After months of preparation, the day came to travel to the conference Oct. 28. We arrived to downpouring rain in hot and humid Florida, but we didn’t mind.
 
The opening reception was not only time to eat our first meal after a long day of travel, but it also allowed us to connect with other honors students from around the country.

Fishback Honors College students, from left, Benjamin Connor, Colette Gannon and SDSU graduate student Amanda Husted presenting at the National Collegiate Honors Council conference in Orlando, Florida in late October.
Fishback Honors College students, from left, Benjamin Connor, Colette Gannon and SDSU graduate student Amanda Husted presented at the National Collegiate Honors Council conference in Orlando, Florida, in late October.

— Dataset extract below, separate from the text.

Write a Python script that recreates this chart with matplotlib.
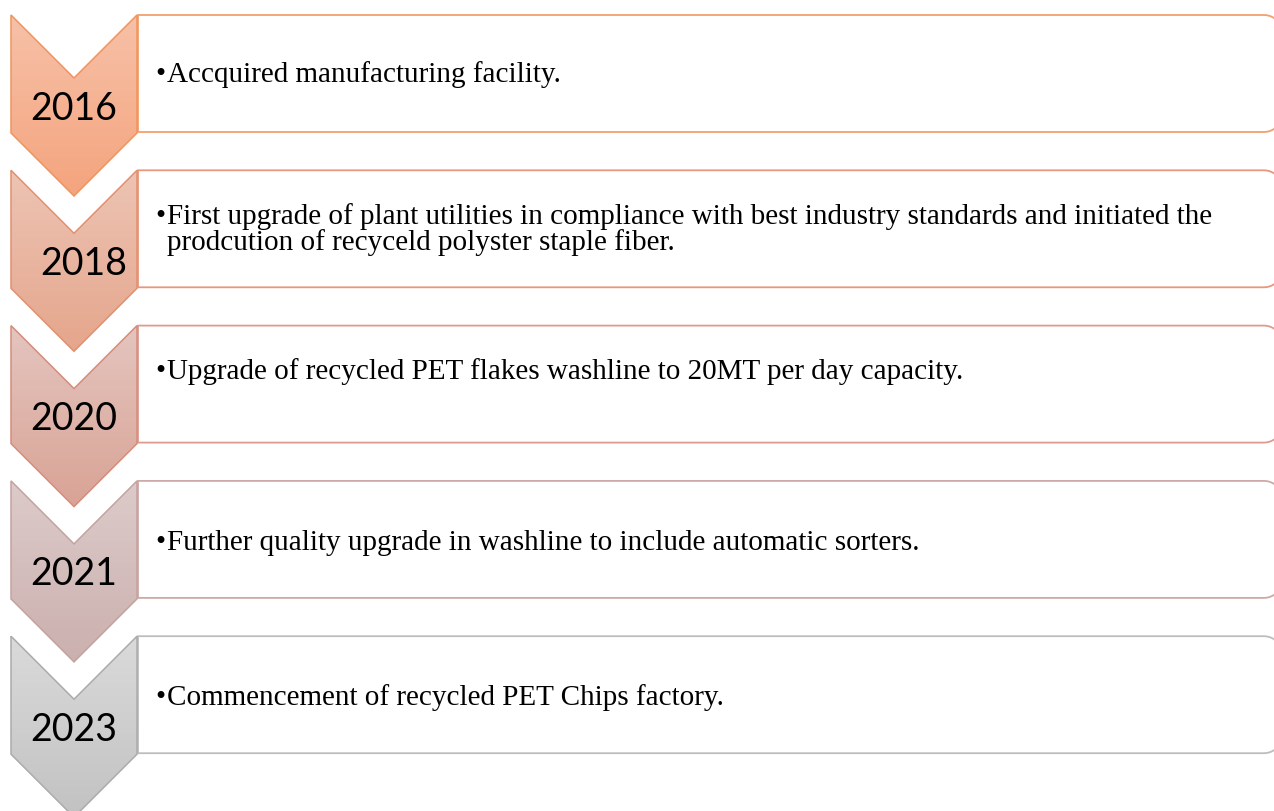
import numpy as np
import matplotlib
matplotlib.use("Agg")
import matplotlib.pyplot as plt
from matplotlib.path import Path
from matplotlib.patches import PathPatch, Polygon

# --- DATA ---
YEARS = ["2016", "2018", "2020", "2021", "2023"]
DESCRIPTIONS = [
    ["Accquired manufacturing facility."],
    ["First upgrade of plant utilities in compliance with best industry standards and initiated the",
     "prodcution of recyceld polyster staple fiber."],
    ["Upgrade of recycled PET flakes washline to 20MT per day capacity."],
    ["Further quality upgrade in washline to include automatic sorters."],
    ["Commencement of recycled PET Chips factory."],
]

# --- STYLE / LAYOUT ---
CHEV_TOP = ["#F7C1A8", "#EDC4B4", "#E4C5BF", "#DCCBCA", "#DADADA"]
CHEV_BOT = ["#F4A47E", "#E5A68C", "#D9A395", "#CBB0AE", "#C2C2C2"]
CHEV_EDGE = ["#F0945E", "#E2906F", "#D68C7C", "#C3A3A0", "#ABABAB"]
BOX_EDGE = ["#F2A06C", "#E7987C", "#DC9C90", "#CDAAA7", "#BDBDBD"]

W, H = 1274, 812
STEP = 155.3
TOP0 = 16
X0, X1 = 11, 137
NOTCH = 63
RECT_H = 118
BOX_R = 1282
RAD = 18
TEXT_OFF = [66, 53, 52, 68, 68]   # baseline of first line below box top
YEAR_DX = [0, 10, 0, 0, 0]
LINE_GAP = 26
BODY_FS = 21

fig = plt.figure(figsize=(W / 100, H / 100), dpi=100)
ax = fig.add_axes([0, 0, 1, 1])
ax.set_xlim(0, W)
ax.set_ylim(H, 0)
ax.axis("off")


def box_path(x0, top, bottom, right, r):
    t = np.linspace(0, np.pi / 2, 12)
    verts = [(x0, top), (right - r, top)]
    # top-right corner
    verts += [(right - r + r * np.sin(a), top + r - r * np.cos(a)) for a in t]
    verts += [(right, bottom - r)]
    # bottom-right corner
    verts += [(right - r + r * np.cos(a), bottom - r + r * np.sin(a)) for a in t]
    verts += [(x0, bottom), (x0, top)]
    return Path(verts, closed=True)


for i, year in enumerate(YEARS):
    top = TOP0 + i * STEP
    xc = (X0 + X1) / 2

    # description box (square left, rounded right)
    bottom = top + RECT_H - 1
    patch = PathPatch(box_path(X1 + 1, top, bottom, BOX_R, RAD),
                      facecolor="white", edgecolor=BOX_EDGE[i], lw=1.3, zorder=1)
    ax.add_patch(patch)

    # chevron with vertical gradient
    pts = [(X0, top), (xc, top + NOTCH), (X1, top), (X1, top + RECT_H),
           (xc, top + RECT_H + NOTCH), (X0, top + RECT_H)]
    poly = Polygon(pts, closed=True, facecolor="none", edgecolor=CHEV_EDGE[i],
                   lw=1.1, zorder=3)
    ax.add_patch(poly)
    c0 = np.array(matplotlib.colors.to_rgb(CHEV_TOP[i]))
    c1 = np.array(matplotlib.colors.to_rgb(CHEV_BOT[i]))
    f = np.linspace(0, 1, 100)[:, None]
    grad = (c0 * (1 - f) + c1 * f)[:, None, :]
    im = ax.imshow(grad, extent=(X0, X1, top + RECT_H + NOTCH, top),
                   origin="upper", aspect="auto", zorder=2)
    im.set_clip_path(poly)

    ax.text(xc + YEAR_DX[i], top + 103.5, year, fontfamily="Lato", fontsize=27,
            ha="center", va="baseline", color="black", zorder=4)

    # bullet + lines
    base = top + TEXT_OFF[i]
    ax.text(155, base, "\u2022", fontfamily="Liberation Serif", fontsize=BODY_FS,
            ha="left", va="baseline", zorder=4)
    for j, line in enumerate(DESCRIPTIONS[i]):
        ax.text(167, base + j * LINE_GAP, line, fontfamily="Liberation Serif",
                fontsize=BODY_FS, ha="left", va="baseline", zorder=4)

ax.set_xlim(0, W)
ax.set_ylim(H, 0)
fig.savefig("out.png", dpi=100)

Connecting with other honors students and faculty would become a central theme at the conference. This theme played out in workshops and presentations that I attended, specifically in a session called “Fixing the Leaky Pipeline Between Institutions.”
 
Although I had only a vague idea of what the presentation would be about, I quickly became aware of the impact that it would have. The session was hosted by two instructors: one each from Lake-Sumter State College and Stetson University, both located in Florida.
 
These instructors formed an agreement between their institutions: If students graduated from the two-year honors program at Lake-Sumter State, a college with a largely underprivileged student body, they would be able to attend Stetson, a private university, free of charge.
 
The alliance the instructors had formed between their schools was inspiring. Even more, it reinforced the benefits of connecting, as hearing the stories of others is key in inciting constant improvement in the honors college.
 
When it came time to co-host my workshop on enhancing the honors experience, I was in awe of the participation and interest by our attendees.
 
Not only did faculty and students from other honors colleges walk away with new ideas to implement, but I also came away with some from our audience members, something that I wasn’t expecting!
 
Other activities provided opportunities for me to connect with SDSU honors students. Our adventures included an eventful trip to the world’s largest entertainment McDonald’s, time in Disney Springs and a night at Disney’s Epcot theme park.
 
Attending the NCHC conference has been the highlight of my honors experience. Inspiring new ideas and an opportunity to connect with my peers, I am thankful to have this experience.